New York City's RARE Gallery is pleased to announce ". . . all of you on the good Earth," an exhibition of Planets, a series of otherworldly photo-collaged digital images by British/Canadian artist Christopher Rodrigues. The show, which runs from June 30 to August 12, marks Rodrigues' solo debut at RARE.
The exhibition's title directly references the Apollo 8 crew's 1968 Christmas Eve address that was broadcast live from the Command Module during lunar orbit as the Earth came into view over the Moon's horizon.
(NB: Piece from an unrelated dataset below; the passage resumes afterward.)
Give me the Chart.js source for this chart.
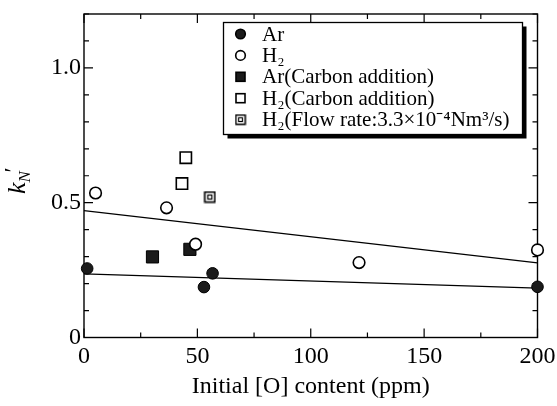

Much like the televised images beamed back to Earth during the mission, Rodrigues' focus is on a planetary view of nature, where the entire solar system is home to isolated, Eden-like environments, inherently sick places, and those made uninhabitable because of human interference.
With his Planets series, of which nine of the nineteen images are being shown at RARE, Rodrigues seeks to promote the healing of our planet. Each world focuses on a different stage our planetary landscape has passed through or can potentially inhabit. While a small group of planets portrays a balanced setting of water, land, and atmosphere, others reflect a manipulation of these components to create more aqueous, gaseous, or green realms, as well as ones marked by pollution, waste, and scarring. Some planets are more elemental, hardly formed at all, seeming to mimic the birthing process of stars, pure and unadulterated.
". . . all of you on the good Earth" connects the artist's evolving concept of landscape depiction with the environmental issues that concern him. Rodrigues' artistic methods have progressed over the years from traditionally focused painting, drawing, and collage to the utilization of digital imagery and Photoshop which have allowed him to create a unique, pop-up book aesthetic that resembles, yet breaks with, traditional practices for making art. His process is one of searching the Internet for images from which he can borrow pixels of color, manipulating the pixels in a painterly fashion using Photoshop to generate a library of elements (e.g., trees, flowers, rocks, water, clouds), and then assembling them in a collage-like manner to build his planets.
The Planet series of "photographs" honors nature while celebrating technology, an important concern in an age when humans are struggling to find a balance with the planet that sustains them. Rodrigues believes that through the proper use of computers we can organize and facilitate solutions to a fair share of today's global crises. According to the artist, while computers have been vehicles for greed that are partially responsible for many of the problems of our time, such as pollution, over-industrialization, and war, they can also be tools for positive change and evolution.
Rodrigues studied art at the University of Toronto from 1994 to 1995 and from 1999 to 2001, and at Ontario College of Art & Design from 1995 to 1996. He exhibited twice in 2011 at the Los Angeles Center for Digital Art and the Vivarium Gallery, a window-front gallery he co-founded in Vancouver. In 2010, Rodrigues showed at Port Moodie Arts Centre in Vancouver, the Los Angeles Center for Digital Art, the Hunterdon Art Museum in New Jersey, and The Rymer Gallery in Nashville, TN.
The opening night reception is being sponsored by Grolsch Premium Lager.